Es cierto que el retoque ha acompañado a la fotografía desde sus inicios, pero me imagino la sorpresa que debieron de causar las primeras fotografías de Philippe Ramette a principios de los 90, cuando todavía no se había inventado el Photoshop. Incluso hoy en día sus fotografías son increíbles. Aunque quizá no tanto. Tal vez tanto retoque digital nos ha vuelto demasiado insensibles a las maravillas fotográficas. Sin embargo, si pensáramos en el Photoshop al ver la obra de Ramette nos estaríamos equivocando. Este fotógrafo francés, nacido a comienzos de la década de los 60, jamás edita sus fotografías.
En su obra no hay ni un solo montaje. Le vemos a él mismo enfundado en un traje negro paseando sobre las aguas o bajo ellas, cruzando espejos o subiendo por el tronco de un árbol o por una pared, vemos balcones emerger del suelo o del agua y objetos y personas levitar. Y aunque el surrealismo es el factor común de sus fotografías, todo lo que en ellas vemos es pura realidad. Eso y puro cuestionamiento de la gravedad y de las leyes de la física en general.
¿Cómo lo consigue sin recurrir al retoque fotográfico? Con mucha imaginación y mucho ingenio. Sus fotos son lo más parecido a la magia que haya visto. Lo que más nos sorprende al ver un truco de magia es saber que es una ilusión y no ser capaces de descubrir cómo se hace. Eso mismo pasa con las fotografías de Ramette. Como si fuera un verdadero ilusionista, el fotógrafo se las ingenia para preparar milimétricamente la escena, con trucos invisibles que den la sensación de irrealidad.
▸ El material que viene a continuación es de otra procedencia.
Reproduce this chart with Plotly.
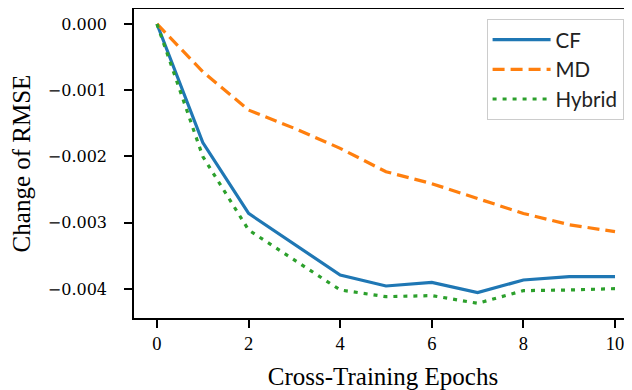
import plotly.graph_objects as go

epochs = [0, 1, 2, 3, 4, 5, 6, 7, 8, 9, 10]
cf = [0.0, -0.00179, -0.00286, -0.00332, -0.00379, -0.003955, -0.00390, -0.004055, -0.003864, -0.003814, -0.003814]
md = [0.0, -0.00072, -0.00130, -0.001575, -0.001877, -0.00223, -0.00241, -0.00264, -0.00286, -0.00303, -0.003135]
hybrid = [0.0, -0.00200, -0.00311, -0.00356, -0.004015, -0.004116, -0.00410, -0.004216, -0.004025, -0.004015, -0.003995]

x_ticks = [0, 2, 4, 6, 8, 10]
x_ticktext = ["0", "2", "4", "6", "8", "10"]
y_ticks = [0.0, -0.001, -0.002, -0.003, -0.004]
y_ticktext = ["0.000", "\u22120.001", "\u22120.002", "\u22120.003", "\u22120.004"]

serif = "Liberation Serif, serif"
mono_serif = "DejaVu Serif, serif"
sans = "Lato, Open Sans, sans-serif"

fig = go.Figure()
fig.add_trace(go.Scatter(x=epochs, y=cf, name="CF", mode="lines",
                         line=dict(color="#1f77b4", width=3.2)))
fig.add_trace(go.Scatter(x=epochs, y=md, name="MD", mode="lines",
                         line=dict(color="#ff7f0e", width=3.2, dash="12px,6px")))
fig.add_trace(go.Scatter(x=epochs, y=hybrid, name="Hybrid", mode="lines",
                         line=dict(color="#2ca02c", width=3.2, dash="4px,6px")))

fig.update_layout(
    width=632, height=390,
    margin=dict(l=126, r=8, t=1, b=80),
    plot_bgcolor="white", paper_bgcolor="white",
    font=dict(family=serif, color="black", size=18),
    legend=dict(x=0.708, y=0.968, xanchor="left", yanchor="top",
                bgcolor="white", bordercolor="#cccccc", borderwidth=1,
                itemwidth=58,
                font=dict(family=sans, size=20.5, color="#222222")),
    xaxis=dict(range=[-0.502, 10.371], tickvals=x_ticks, ticktext=x_ticktext,
               showgrid=False, zeroline=False, showline=True, linecolor="black",
               linewidth=1.5, mirror=True, ticks="outside", ticklen=8, tickwidth=1.5,
               tickcolor="black", tickfont=dict(family=serif, size=18.5),
               automargin=False,
               title=dict(text="Cross-Training Epochs", font=dict(family=serif, size=25), standoff=15)),
    yaxis=dict(range=[-0.004438, 0.000226], tickvals=y_ticks, ticktext=y_ticktext,
               showgrid=False, zeroline=False, showline=True, linecolor="black",
               linewidth=1.5, ticks="outside", ticklen=8, tickwidth=1.5,
               tickcolor="black", tickfont=dict(family=mono_serif, size=16),
               ticklabelstandoff=14, automargin=False,
               title=dict(text="Change of RMSE", font=dict(family=serif, size=25), standoff=10)),
)

fig.write_html("out.html")
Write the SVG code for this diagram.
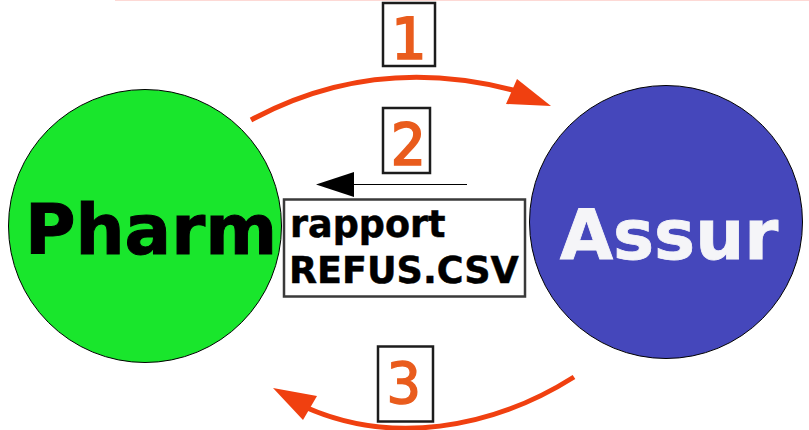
<svg xmlns="http://www.w3.org/2000/svg" width="809" height="430" viewBox="0 0 809 430">
<style>
.node{stroke:#000;stroke-width:1}
.big{font-family:"DejaVu Sans",sans-serif;font-weight:bold;text-anchor:middle}
.box{fill:#fff;stroke:#1c1c1c;stroke-width:2.500}
.num{font-family:"DejaVu Sans Mono",monospace;fill:#e95c1d;stroke:#e95c1d;stroke-width:2.200;font-size:57px;text-anchor:middle}
.rep{font-family:"DejaVu Sans",sans-serif;font-weight:bold;font-size:36.500px;fill:#000;stroke:#000;stroke-width:.5}
.arc{fill:none;stroke:#f04010;stroke-width:5}
</style>
<rect width="809" height="430" fill="#fff"/>
<rect x="115" y="0" width="694" height="1" fill="#fdd9d5"/>
<g id="pharm"><circle class="node" cx="145" cy="226" r="136.500" fill="#19e62c"/><text class="big" x="151" y="254" style="font-size:69px;stroke:#000;stroke-width:1">Pharm</text></g>
<g id="assur"><circle class="node" cx="666" cy="222" r="136.500" fill="#4547bb"/><text class="big" x="669" y="259" style="fill:#f5f5f8;font-size:69px;stroke:#f5f5f8;stroke-width:.8">Assur</text></g>
<g id="rapport"><rect x="284" y="199.500" width="241" height="97" fill="#fff" stroke="#3a3a3a" stroke-width="2.500"/><text class="rep" x="290" y="237">rapport</text><text class="rep" x="289" y="283">REFUS.CSV</text></g>
<g id="n1"><rect class="box" x="383" y="3" width="52" height="63"/><text class="num" x="408" y="59">1</text></g>
<g id="n2"><rect class="box" x="383" y="108" width="47" height="65"/><text class="num" x="408" y="165">2</text></g>
<g id="n3"><rect class="box" x="378" y="346.500" width="55" height="75"/><text class="num" x="404" y="404" style="stroke-width:1.400">3</text></g>
<g id="connectors">
<path class="arc" d="M251 120C340 72 430 67 520 92"/>
<polygon points="551,106 506,104 517,79" fill="#f04010"/>
<path d="M467 184.500H350" fill="none" stroke="#000" stroke-width="1"/>
<polygon points="316,184.500 354,172 354,197" fill="#000"/>
<path class="arc" d="M574 377C490 430 390 445 305 407"/>
<polygon points="273,388 317,396 303,420" fill="#f04010"/>
</g>
</svg>
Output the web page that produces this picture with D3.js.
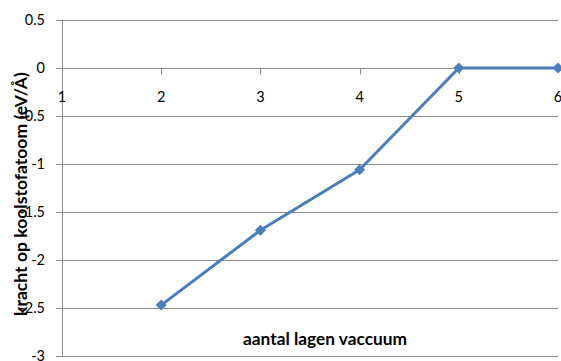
<!DOCTYPE html>
<html>
<head>
<meta charset="utf-8">
<script src="https://cdn.jsdelivr.net/npm/d3@7"></script>
<style>
  html, body { margin: 0; padding: 0; background: #fff; }
  svg { display: block; }
  text { font-family: Lato, "Open Sans", sans-serif; fill: #000; }
</style>
</head>
<body>
<svg id="chart" width="561" height="361"></svg>
<script>
// Number of vacuum layers and force per carbon atom
const layers = [2, 3, 4, 5, 6];
const force = [-2.47, -1.69, -1.06, 0, 0];
const xTicks = [1, 2, 3, 4, 5, 6];
const yTicks = [0.5, 0, -0.5, -1, -1.5, -2, -2.5, -3];
const yTickLabels = ["0.5", "0", "-0.5", "-1", "-1.5", "-2", "-2.5", "-3"];

(function drawChart() {
  const svg = d3.select("#chart");
  const plotLeft = 62, plotRight = 558, plotTop = 20, plotBottom = 356;

  const x = d3.scaleLinear().domain([1, 6]).range([plotLeft, plotRight]);
  const y = d3.scaleLinear().domain([-3, 0.5]).range([plotBottom, plotTop]);

  const grid = "#8c8c8c";
  const labelColor = "#1a1a1a";

  // Size a text element so that it spans the given width
  function fitWidth(sel, width) {
    const node = sel.node();
    const base = parseFloat(sel.attr("font-size"));
    const len = node.getComputedTextLength();
    if (len > 0) sel.attr("font-size", base * width / len);
  }

  // Horizontal gridlines with small outer ticks
  svg.append("g")
    .selectAll("line")
    .data(yTicks)
    .join("line")
    .attr("x1", plotLeft - 6).attr("x2", plotRight)
    .attr("y1", d => Math.round(y(d)) + 0.5).attr("y2", d => Math.round(y(d)) + 0.5)
    .attr("stroke", grid).attr("stroke-width", 1);

  // Vertical value axis
  svg.append("line")
    .attr("x1", plotLeft + 0.5).attr("x2", plotLeft + 0.5)
    .attr("y1", plotTop).attr("y2", plotBottom)
    .attr("stroke", grid);

  // Value axis labels
  svg.append("g")
    .selectAll("text")
    .data(yTicks)
    .join("text")
    .attr("x", plotLeft - 17)
    .attr("y", d => y(d))
    .attr("dy", "0.36em")
    .attr("text-anchor", "end")
    .attr("font-size", 14.5)
    .attr("fill", labelColor)
    .text((d, i) => yTickLabels[i]);

  // Category axis crosses at zero, with ticks hanging below
  const y0 = Math.round(y(0)) + 0.5;
  svg.append("g")
    .selectAll("line")
    .data(xTicks.filter(d => d > 1 && d < 6))
    .join("line")
    .attr("x1", d => Math.round(x(d)) + 0.5).attr("x2", d => Math.round(x(d)) + 0.5)
    .attr("y1", y0).attr("y2", y0 + 6)
    .attr("stroke", grid);

  svg.append("g")
    .selectAll("text")
    .data(xTicks)
    .join("text")
    .attr("x", d => x(d))
    .attr("y", y0 + 33)
    .attr("text-anchor", "middle")
    .attr("font-size", 14.5)
    .attr("fill", labelColor)
    .text(d => d);

  // Series line and diamond markers
  const pts = layers.map((l, i) => [l, force[i]]);
  svg.append("path")
    .datum(pts)
    .attr("fill", "none")
    .attr("stroke", "#4a7ebb")
    .attr("stroke-width", 3)
    .attr("stroke-linejoin", "round")
    .attr("d", d3.line().x(d => x(d[0])).y(d => y(d[1])));

  svg.append("g")
    .selectAll("path")
    .data(pts)
    .join("path")
    .attr("transform", d => `translate(${x(d[0])},${y(d[1])})`)
    .attr("d", "M0,-5.5L5.5,0L0,5.5L-5.5,0Z")
    .attr("fill", "#4a7ebb");

  // Axis titles
  const xTitle = svg.append("text")
    .attr("x", 325).attr("y", 345)
    .attr("text-anchor", "middle")
    .attr("font-size", 15)
    .attr("font-weight", "bold")
    .text("aantal lagen vaccuum");
  fitWidth(xTitle, 164);

  const yTitle = svg.append("text")
    .attr("transform", "translate(27,194) rotate(-90)")
    .attr("text-anchor", "middle")
    .attr("font-size", 15)
    .attr("font-weight", "bold")
    .text("kracht op koolstofatoom (eV/Å)");
  fitWidth(yTitle, 244);
})();
</script>
</body>
</html>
Muchas veces echa mano de complejos artilugios de metal que se ocultan a la vista de la cámara fotográfica a través del encuadre adecuado. Por ejemplo, en la fotografía donde Ramette camina sobre el agua hay una plataforma bajo sus pies. Y también puede verse el truco en el vídeo donde prepara su famosa fotografía del Balcón. Por eso, su obra, además de fotográfica, puede ser considerada una performance en toda regla.
Eso sí, como los buenos magos, Ramette no suele desvelar sus trucos. Y está bien que así sea. Cuando se conoce la trampa parte de la magia se desvanece, como ocurre con los crímenes insolubles que Chesterton desvela en El candor del padre Brown.